L’ouverture des fonctions publiques aux étrangers est
une norme européenne
Dans toute l’Europe, la fonction publique est ouverte à l’engagement
d’étrangers. Par exemple, un ressortissant canadien a été nommé gouverneur de
la Banque d’Angleterre en 2013 (qui n’a obtenu la nationalité britannique qu’en 2018). En Allemagne, le chef
nouvellement
nommé de l’Autorité fédérale de surveillance financière est
un double national britannique et suisse. En comparaison, la participation
éventuelle d’étrangers aux processus de sélection ukrainiens est minime. Elle
n’est en outre que temporaire.
En février 2021, la Cour européenne des droits de l’homme, dans l’affaire Xhoxhaj c. Albanie, a approuvé le contrôle de
l’intégrité des juges en exercice en faisant formellement appel à des experts
internationaux indépendants.

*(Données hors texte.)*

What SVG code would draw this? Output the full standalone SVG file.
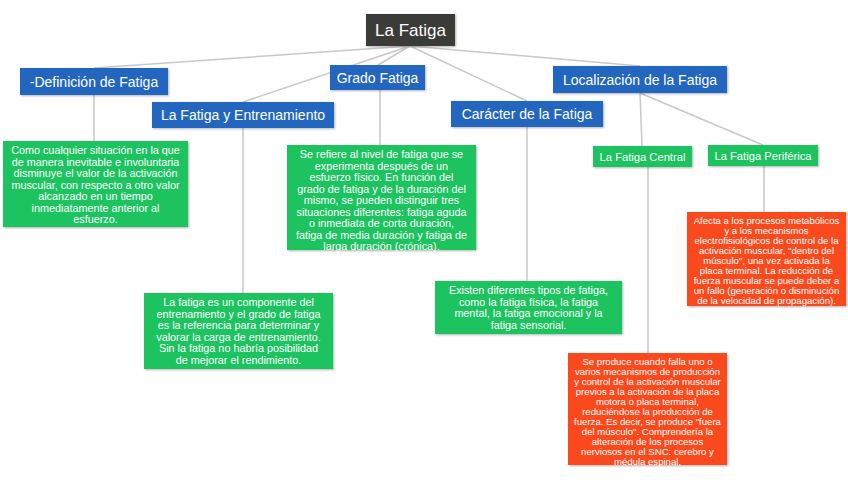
<svg xmlns="http://www.w3.org/2000/svg" width="848" height="483" viewBox="0 0 848 483">
<style>
.c{stroke:#c8c8c8;stroke-width:1.5;fill:none}
.root{fill:#3b3a38}
.h{fill:#2466c0}
.g{fill:#1ec35f}
.o{fill:#fa4a1c}
text{font-family:"Liberation Sans",Arial,sans-serif;fill:#fff;text-anchor:middle}
.th{font-size:14px}
.ts{font-size:11.2px}
.tg{font-size:10.8px}
.to{font-size:9.6px}
</style>
<defs><filter id="sh"><feDropShadow dx="1" dy="1" stdDeviation="1" flood-opacity="0.3"/></filter></defs>
<rect width="848" height="483" fill="#fff"/>
<g id="connectors">
<path class="c" d="M410 46L94 68M410 46L378 65M410 46L640 66M410 46L243 102M410 46L527 101"/>
<path class="c" d="M94 95V141M380 90V145M243 128V293M527 127V281M640 93L642 146M640 93L763 145M648 167V353M764 166V212"/>
</g>
<g id="root"><rect class="root" x="366" y="14" width="89" height="32" filter="url(#sh)"/><text x="410.5" y="36" style="font-size:17px">La Fatiga</text></g>
<g id="def"><rect class="h" x="20" y="68" width="148" height="27" filter="url(#sh)"/><text class="th" x="94" y="87">-Definición de Fatiga</text></g>
<g id="grado"><rect class="h" x="330" y="65" width="95" height="25" filter="url(#sh)"/><text class="th" x="377.5" y="83">Grado Fatiga</text></g>
<g id="loc"><rect class="h" x="553" y="66" width="174" height="27" filter="url(#sh)"/><text class="th" x="640" y="85">Localización de la Fatiga</text></g>
<g id="entr"><rect class="h" x="152" y="102" width="182" height="26" filter="url(#sh)"/><text class="th" x="243" y="120">La Fatiga y Entrenamiento</text></g>
<g id="car"><rect class="h" x="451" y="101" width="152" height="26" filter="url(#sh)"/><text class="th" x="527" y="119">Carácter de la Fatiga</text></g>
<g id="central"><rect class="g" x="593" y="146" width="99" height="21" filter="url(#sh)"/><text class="ts" x="642.5" y="160.5">La Fatiga Central</text></g>
<g id="perif"><rect class="g" x="708" y="145" width="110" height="21" filter="url(#sh)"/><text class="ts" x="763" y="159.5">La Fatiga Periférica</text></g>
<g id="defText"><rect class="g" x="3" y="141" width="185" height="86" filter="url(#sh)"/>
<text class="tg" x="95.5"><tspan x="95.5" y="154">Como cualquier situación en la que</tspan><tspan x="95.5" y="165.5">de manera inevitable e involuntaria</tspan><tspan x="95.5" y="177">disminuye el valor de la activación</tspan><tspan x="95.5" y="188.5">muscular, con respecto a otro valor</tspan><tspan x="95.5" y="200">alcanzado en un tiempo</tspan><tspan x="95.5" y="211.5">inmediatamente anterior al</tspan><tspan x="95.5" y="223">esfuerzo.</tspan></text></g>
<g id="gradoText"><rect class="g" x="287" y="145" width="189" height="105" filter="url(#sh)"/>
<text class="tg"><tspan x="381.5" y="158">Se refiere al nivel de fatiga que se</tspan><tspan x="381.5" y="169.5">experimenta después de un</tspan><tspan x="381.5" y="181">esfuerzo físico. En función del</tspan><tspan x="381.5" y="192.5">grado de fatiga y de la duración del</tspan><tspan x="381.5" y="204">mismo, se pueden distinguir tres</tspan><tspan x="381.5" y="215.5">situaciones diferentes: fatiga aguda</tspan><tspan x="381.5" y="227">o inmediata de corta duración,</tspan><tspan x="381.5" y="238.5">fatiga de media duración y fatiga de</tspan><tspan x="381.5" y="250">larga duración (crónica).</tspan></text></g>
<g id="entrText"><rect class="g" x="144" y="293" width="189" height="76" filter="url(#sh)"/>
<text class="tg"><tspan x="238.5" y="306">La fatiga es un componente del</tspan><tspan x="238.5" y="317.5">entrenamiento y el grado de fatiga</tspan><tspan x="238.5" y="329">es la referencia para determinar y</tspan><tspan x="238.5" y="340.5">valorar la carga de entrenamiento.</tspan><tspan x="238.5" y="352">Sin la fatiga no habría posibilidad</tspan><tspan x="238.5" y="363.5">de mejorar el rendimiento.</tspan></text></g>
<g id="carText"><rect class="g" x="435" y="281" width="187" height="53" filter="url(#sh)"/>
<text class="tg"><tspan x="528.5" y="294">Existen diferentes tipos de fatiga,</tspan><tspan x="528.5" y="305.5">como la fatiga física, la fatiga</tspan><tspan x="528.5" y="317">mental, la fatiga emocional y la</tspan><tspan x="528.5" y="328.5">fatiga sensorial.</tspan></text></g>
<g id="perifText"><rect class="o" x="687" y="212" width="159" height="94" filter="url(#sh)"/>
<text class="to"><tspan x="766.5" y="224">Afecta a los procesos metabólicos</tspan><tspan x="766.5" y="234">y a los mecanismos</tspan><tspan x="766.5" y="244">electrofisiológicos de control de la</tspan><tspan x="766.5" y="254">activación muscular, "dentro del</tspan><tspan x="766.5" y="264">músculo", una vez activada la</tspan><tspan x="766.5" y="274">placa terminal. La reducción de</tspan><tspan x="766.5" y="284">fuerza muscular se puede deber a</tspan><tspan x="766.5" y="294">un fallo (generación o disminución</tspan><tspan x="766.5" y="304">de la velocidad de propagación).</tspan></text></g>
<g id="centralText"><rect class="o" x="568" y="353" width="159" height="112" filter="url(#sh)"/>
<text class="to"><tspan x="647.5" y="365">Se produce cuando falla uno o</tspan><tspan x="647.5" y="375">varios mecanismos de producción</tspan><tspan x="647.5" y="385">y control de la activación muscular</tspan><tspan x="647.5" y="395">previos a la activación de la placa</tspan><tspan x="647.5" y="405">motora o placa terminal,</tspan><tspan x="647.5" y="415">reduciéndose la producción de</tspan><tspan x="647.5" y="425">fuerza. Es decir, se produce "fuera</tspan><tspan x="647.5" y="435">del músculo". Comprendería la</tspan><tspan x="647.5" y="445">alteración de los procesos</tspan><tspan x="647.5" y="455">nerviosos en el SNC: cerebro y</tspan><tspan x="647.5" y="465">médula espinal.</tspan></text></g>
</svg>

La Cour a souligné qu’un « besoin social
impérieux » dans la lutte contre la corruption justifie des mesures
« extraordinaires » dans le système judiciaire (§ 404).
Dans quatre avis successifs, la Commission de Venise a
pleinement approuvé l’implication
internationale dans la sélection des juges :
-
« [T]emporairement, les organisations internationales et les
donateurs actifs dans le soutien aux programmes de lutte contre la corruption
en Ukraine devraient se voir attribuer un rôle crucial au sein de
l’organe compétent pour sélectionner les juges spécialisés dans la lutte contre
la corruption » (896/2017, §
73) ;
-
« Une
telle composition [mixte nationale et internationale] favorise la
confiance du public et peut aider à surmonter tout problème de
corporatisme » (999/2020, §
41) ;
-
« Un
organe ayant une composante internationale similaire – voire identique –
pourrait être chargé de la sélection des candidats aux fonctions de juge de la
Cour constitutionnelle » (1012/2020, §
79 ; également 1024/2021, §
84).
En
outre, la Commission de Venise a noté positivement, concernant l’indépendance
d’une agence de lutte contre la corruption, que les membres de sa commission de
surveillance sont « en partie proposés par des donateurs
internationaux » (2020/38, §
58).
Comme on l’a vu, le « rôle décisif » des experts internationaux
dans la sélection des candidats et le contrôle de leur intégrité est conforme
aux normes constitutionnelles, notamment au pouvoir décisionnel
souverain des organes de l’État et, pour les fonctionnaires judiciaires, au
principe d’autonomie judiciaire. Un rôle décisif des experts internationaux est
également une application directe des normes européennes.